DATASET EXCERPT ▸
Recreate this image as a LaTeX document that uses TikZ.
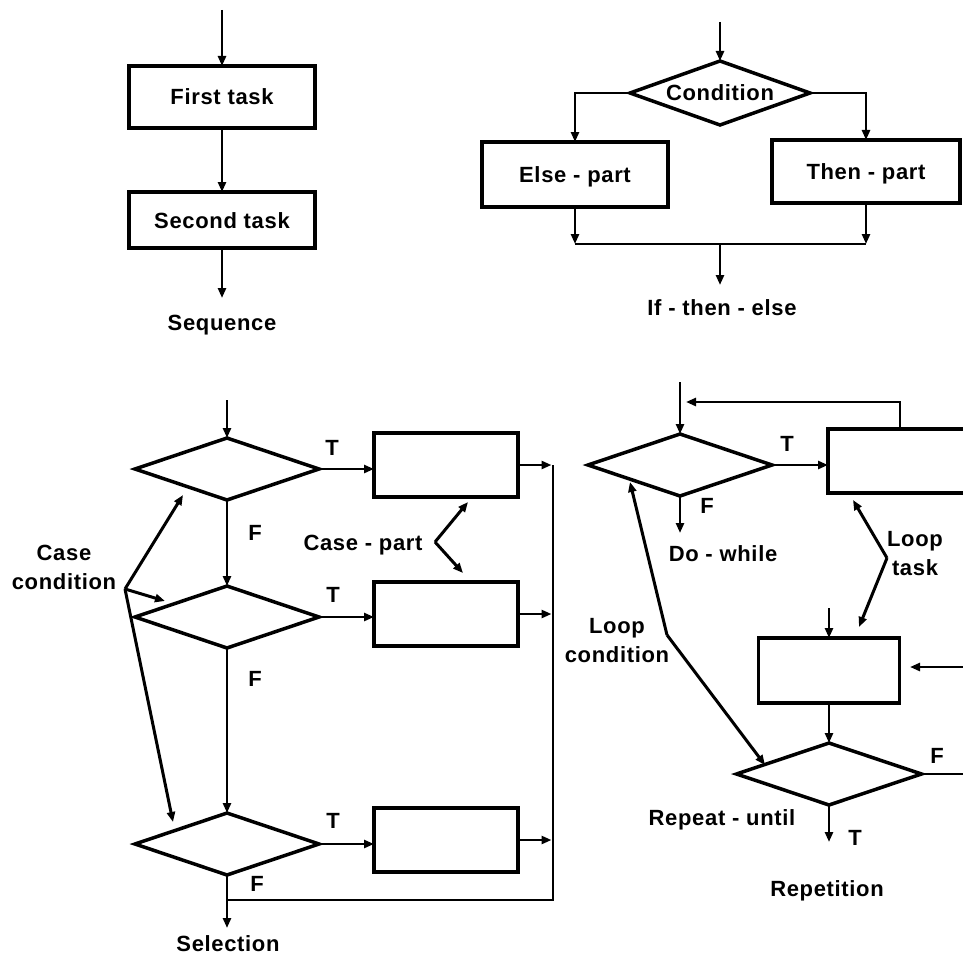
\documentclass[tikz,border=0pt]{standalone}
\usepackage{fontspec}
\setmainfont{Liberation Sans}[LetterSpace=3]
\usetikzlibrary{arrows.meta,shapes.geometric}
\begin{document}
\begin{tikzpicture}[x=1pt,y=-1pt,
  font=\fontsize{22}{29}\selectfont\bfseries,
  taskbox/.style={draw,line width=3.5pt,inner sep=0pt,outer sep=0pt,
    text height=16pt,text depth=0pt},
  decision/.style={diamond,aspect=3,draw,line width=3.5pt,inner sep=0pt,outer sep=0pt},
  flow/.style={line width=2.5pt,-{Triangle[length=10pt,width=8pt]}},
  wire/.style={line width=2.5pt},
  pointer/.style={line width=3pt,-{Triangle[length=10pt,width=8pt]}},
  lbl/.style={inner sep=0pt,text height=16pt,text depth=0pt},
  note/.style={inner sep=0pt,align=center}]
\clip (0,0) rectangle (963,955);
\fill[white] (0,0) rectangle (963,955);

% ---------- Sequence ----------
\coordinate (seqin) at (222,10);
\node[taskbox,minimum width=186pt,minimum height=62pt] (first) at (222,97) {First task};
\node[taskbox,minimum width=186pt,minimum height=56pt] (second) at (222,220) {Second task};
\coordinate (seqout) at (222,298);
\node[lbl] (seqlbl) at (222,322) {Sequence};
\draw[flow] (seqin) -- (first);
\draw[flow] (first) -- (second);
\draw[flow] (second) -- (seqout);

% ---------- If - then - else ----------
\coordinate (ifin) at (720,22);
\node[decision,minimum width=180pt,minimum height=64pt] (cond) at (720,93) {Condition};
\node[taskbox,minimum width=186pt,minimum height=65pt] (else) at (575,174.5) {Else - part};
\node[taskbox,minimum width=188pt,minimum height=63pt] (then) at (866,171.5) {Then - part};
\coordinate (joinl) at (575,244);
\coordinate (joinr) at (866,244);
\coordinate (joinm) at (720,244);
\coordinate (ifout) at (720,285);
\node[lbl] (iflbl) at (722,307) {If - then - else};
\draw[flow] (ifin) -- (cond);
\draw[flow] (cond.west) -| (else.north);
\draw[flow] (cond.east) -| (then.north);
\draw[flow] (else.south) -- (joinl);
\draw[flow] (then.south) -- (joinr);
\draw[wire] (joinl) -- (joinr);
\draw[flow] (joinm) -- (ifout);

% ---------- Selection ----------
\coordinate (selin) at (227,400);
\node[decision,minimum width=184pt,minimum height=62pt] (ca) at (227,469) {};
\node[decision,minimum width=184pt,minimum height=62pt] (cb) at (227,617) {};
\node[decision,minimum width=184pt,minimum height=62pt] (cc) at (227,844) {};
\node[taskbox,minimum width=144pt,minimum height=64pt] (pa) at (446,465) {};
\node[taskbox,minimum width=144pt,minimum height=64pt] (pb) at (446,614) {};
\node[taskbox,minimum width=144pt,minimum height=64pt] (pc) at (446,840) {};
\coordinate (busa) at (553,465);
\coordinate (busb) at (553,614);
\coordinate (busc) at (553,840);
\coordinate (busend) at (553,900);
\coordinate (busjoin) at (227,900);
\coordinate (selout) at (227,928);
\draw[flow] (selin) -- (ca);
\draw[flow] (ca.east) -- (ca.east -| pa.west);
\draw[flow] (cb.east) -- (cb.east -| pb.west);
\draw[flow] (cc.east) -- (cc.east -| pc.west);
\draw[flow] (ca) -- (cb);
\draw[flow] (cb) -- (cc);
\draw[flow] (pa.east) -- ([xshift=-1.5pt]busa);
\draw[flow] (pb.east) -- ([xshift=-1.5pt]busb);
\draw[flow] (pc.east) -- ([xshift=-1.5pt]busc);
\draw[wire,line join=miter] (busa) -- (busend) -- (busjoin);
\draw[flow] (cc.south) -- (selout);
\node[lbl] at (332,447) {T};
\node[lbl] at (333,594) {T};
\node[lbl] at (333,820) {T};
\node[lbl] at (255,532) {F};
\node[lbl] at (255,678) {F};
\node[lbl] at (257,883) {F};
\node[lbl] (sellbl) at (228,943) {Selection};

% case-part pointers
\node[lbl] (caselbl) at (363,542) {Case - part};
\coordinate (cpv) at (435,542);
\coordinate (cpup) at (468,502);
\coordinate (cpdn) at (463,573);
\draw[pointer] (cpv) -- (cpup);
\draw[pointer] (cpv) -- (cpdn);

% case-condition pointers
\node[note] (condlbl) at (64,567) {Case\\condition};
\coordinate (ccv) at (125,589);
\coordinate (ccto1) at (183,495);
\coordinate (ccto2) at (165,601);
\coordinate (ccto3) at (173,822);
\draw[pointer] (ccv) -- (ccto1);
\draw[pointer] (ccv) -- (ccto2);
\draw[pointer] (ccv) -- (ccto3);

% ---------- Repetition ----------
\coordinate (dwin) at (680,382);
\node[decision,minimum width=184pt,minimum height=62pt] (dw) at (680,465) {};
\node[taskbox,minimum width=170pt,minimum height=64pt] (body) at (913,461) {};
\coordinate (fbtop) at (900,402);
\coordinate (fbend) at (686,402);
\coordinate (dwout) at (680,533);
\draw[flow] (dwin) -- (dw);
\draw[flow] (dw.east) -- (dw.east -| body.west);
\draw[flow,line join=miter] (body.north -| fbtop) -- (fbtop) -- (fbend);
\draw[flow] (dw.south) -- (dwout);
\node[lbl] at (787,443) {T};
\node[lbl] at (707,505) {F};
\node[lbl] (dwlbl) at (723,553) {Do - while};

\node[taskbox,minimum width=141pt,minimum height=65pt] (ru) at (829,670.5) {};
\coordinate (ruin) at (829,608);
\coordinate (rufrom) at (975,667);
\coordinate (ruto) at (910,667);
\node[decision,minimum width=185pt,minimum height=62pt] (until) at (829,774) {};
\coordinate (untilF) at (975,774);
\coordinate (untilout) at (829,842);
\draw[flow] (ruin) -- (ru);
\draw[flow] (rufrom) -- (ruto);
\draw[flow] (ru) -- (until);
\draw[wire] (until.east) -- (untilF);
\draw[flow] (until.south) -- (untilout);
\node[lbl] at (937,755) {F};
\node[lbl] at (855,837) {T};
\node[lbl] (rulbl) at (722,817) {Repeat - until};
\node[lbl] (replbl) at (827,888) {Repetition};

% loop-task pointers
\node[note] (looptask) at (915,554) {Loop\\task};
\coordinate (ltv) at (887,558);
\coordinate (ltup) at (853,500);
\coordinate (ltdn) at (859,627);
\draw[pointer] (ltv) -- (ltup);
\draw[pointer] (ltv) -- (ltdn);

% loop-condition pointers
\node[note] (loopcond) at (617,641) {Loop\\condition};
\coordinate (lcv) at (667,635);
\coordinate (lcup) at (630,482);
\coordinate (lcdn) at (765,765);
\draw[pointer] (lcv) -- (lcup);
\draw[pointer] (lcv) -- (lcdn);
\end{tikzpicture}
\end{document}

OBJECTIVE ▸ Make an exact copy of the data, leaving its pictures out.

THE RESPONSE ▸
Recreate this image as a LaTeX document that uses TikZ.
\documentclass[tikz,border=0pt]{standalone}
\usepackage{fontspec}
\setmainfont{Liberation Sans}[LetterSpace=3]
\usetikzlibrary{arrows.meta,shapes.geometric}
\begin{document}
\begin{tikzpicture}[x=1pt,y=-1pt,
  font=\fontsize{22}{29}\selectfont\bfseries,
  taskbox/.style={draw,line width=3.5pt,inner sep=0pt,outer sep=0pt,
    text height=16pt,text depth=0pt},
  decision/.style={diamond,aspect=3,draw,line width=3.5pt,inner sep=0pt,outer sep=0pt},
  flow/.style={line width=2.5pt,-{Triangle[length=10pt,width=8pt]}},
  wire/.style={line width=2.5pt},
  pointer/.style={line width=3pt,-{Triangle[length=10pt,width=8pt]}},
  lbl/.style={inner sep=0pt,text height=16pt,text depth=0pt},
  note/.style={inner sep=0pt,align=center}]
\clip (0,0) rectangle (963,955);
\fill[white] (0,0) rectangle (963,955);

% ---------- Sequence ----------
\coordinate (seqin) at (222,10);
\node[taskbox,minimum width=186pt,minimum height=62pt] (first) at (222,97) {First task};
\node[taskbox,minimum width=186pt,minimum height=56pt] (second) at (222,220) {Second task};
\coordinate (seqout) at (222,298);
\node[lbl] (seqlbl) at (222,322) {Sequence};
\draw[flow] (seqin) -- (first);
\draw[flow] (first) -- (second);
\draw[flow] (second) -- (seqout);

% ---------- If - then - else ----------
\coordinate (ifin) at (720,22);
\node[decision,minimum width=180pt,minimum height=64pt] (cond) at (720,93) {Condition};
\node[taskbox,minimum width=186pt,minimum height=65pt] (else) at (575,174.5) {Else - part};
\node[taskbox,minimum width=188pt,minimum height=63pt] (then) at (866,171.5) {Then - part};
\coordinate (joinl) at (575,244);
\coordinate (joinr) at (866,244);
\coordinate (joinm) at (720,244);
\coordinate (ifout) at (720,285);
\node[lbl] (iflbl) at (722,307) {If - then - else};
\draw[flow] (ifin) -- (cond);
\draw[flow] (cond.west) -| (else.north);
\draw[flow] (cond.east) -| (then.north);
\draw[flow] (else.south) -- (joinl);
\draw[flow] (then.south) -- (joinr);
\draw[wire] (joinl) -- (joinr);
\draw[flow] (joinm) -- (ifout);

% ---------- Selection ----------
\coordinate (selin) at (227,400);
\node[decision,minimum width=184pt,minimum height=62pt] (ca) at (227,469) {};
\node[decision,minimum width=184pt,minimum height=62pt] (cb) at (227,617) {};
\node[decision,minimum width=184pt,minimum height=62pt] (cc) at (227,844) {};
\node[taskbox,minimum width=144pt,minimum height=64pt] (pa) at (446,465) {};
\node[taskbox,minimum width=144pt,minimum height=64pt] (pb) at (446,614) {};
\node[taskbox,minimum width=144pt,minimum height=64pt] (pc) at (446,840) {};
\coordinate (busa) at (553,465);
\coordinate (busb) at (553,614);
\coordinate (busc) at (553,840);
\coordinate (busend) at (553,900);
\coordinate (busjoin) at (227,900);
\coordinate (selout) at (227,928);
\draw[flow] (selin) -- (ca);
\draw[flow] (ca.east) -- (ca.east -| pa.west);
\draw[flow] (cb.east) -- (cb.east -| pb.west);
\draw[flow] (cc.east) -- (cc.east -| pc.west);
\draw[flow] (ca) -- (cb);
\draw[flow] (cb) -- (cc);
\draw[flow] (pa.east) -- ([xshift=-1.5pt]busa);
\draw[flow] (pb.east) -- ([xshift=-1.5pt]busb);
\draw[flow] (pc.east) -- ([xshift=-1.5pt]busc);
\draw[wire,line join=miter] (busa) -- (busend) -- (busjoin);
\draw[flow] (cc.south) -- (selout);
\node[lbl] at (332,447) {T};
\node[lbl] at (333,594) {T};
\node[lbl] at (333,820) {T};
\node[lbl] at (255,532) {F};
\node[lbl] at (255,678) {F};
\node[lbl] at (257,883) {F};
\node[lbl] (sellbl) at (228,943) {Selection};

% case-part pointers
\node[lbl] (caselbl) at (363,542) {Case - part};
\coordinate (cpv) at (435,542);
\coordinate (cpup) at (468,502);
\coordinate (cpdn) at (463,573);
\draw[pointer] (cpv) -- (cpup);
\draw[pointer] (cpv) -- (cpdn);

% case-condition pointers
\node[note] (condlbl) at (64,567) {Case\\condition};
\coordinate (ccv) at (125,589);
\coordinate (ccto1) at (183,495);
\coordinate (ccto2) at (165,601);
\coordinate (ccto3) at (173,822);
\draw[pointer] (ccv) -- (ccto1);
\draw[pointer] (ccv) -- (ccto2);
\draw[pointer] (ccv) -- (ccto3);

% ---------- Repetition ----------
\coordinate (dwin) at (680,382);
\node[decision,minimum width=184pt,minimum height=62pt] (dw) at (680,465) {};
\node[taskbox,minimum width=170pt,minimum height=64pt] (body) at (913,461) {};
\coordinate (fbtop) at (900,402);
\coordinate (fbend) at (686,402);
\coordinate (dwout) at (680,533);
\draw[flow] (dwin) -- (dw);
\draw[flow] (dw.east) -- (dw.east -| body.west);
\draw[flow,line join=miter] (body.north -| fbtop) -- (fbtop) -- (fbend);
\draw[flow] (dw.south) -- (dwout);
\node[lbl] at (787,443) {T};
\node[lbl] at (707,505) {F};
\node[lbl] (dwlbl) at (723,553) {Do - while};

\node[taskbox,minimum width=141pt,minimum height=65pt] (ru) at (829,670.5) {};
\coordinate (ruin) at (829,608);
\coordinate (rufrom) at (975,667);
\coordinate (ruto) at (910,667);
\node[decision,minimum width=185pt,minimum height=62pt] (until) at (829,774) {};
\coordinate (untilF) at (975,774);
\coordinate (untilout) at (829,842);
\draw[flow] (ruin) -- (ru);
\draw[flow] (rufrom) -- (ruto);
\draw[flow] (ru) -- (until);
\draw[wire] (until.east) -- (untilF);
\draw[flow] (until.south) -- (untilout);
\node[lbl] at (937,755) {F};
\node[lbl] at (855,837) {T};
\node[lbl] (rulbl) at (722,817) {Repeat - until};
\node[lbl] (replbl) at (827,888) {Repetition};

% loop-task pointers
\node[note] (looptask) at (915,554) {Loop\\task};
\coordinate (ltv) at (887,558);
\coordinate (ltup) at (853,500);
\coordinate (ltdn) at (859,627);
\draw[pointer] (ltv) -- (ltup);
\draw[pointer] (ltv) -- (ltdn);

% loop-condition pointers
\node[note] (loopcond) at (617,641) {Loop\\condition};
\coordinate (lcv) at (667,635);
\coordinate (lcup) at (630,482);
\coordinate (lcdn) at (765,765);
\draw[pointer] (lcv) -- (lcup);
\draw[pointer] (lcv) -- (lcdn);
\end{tikzpicture}
\end{document}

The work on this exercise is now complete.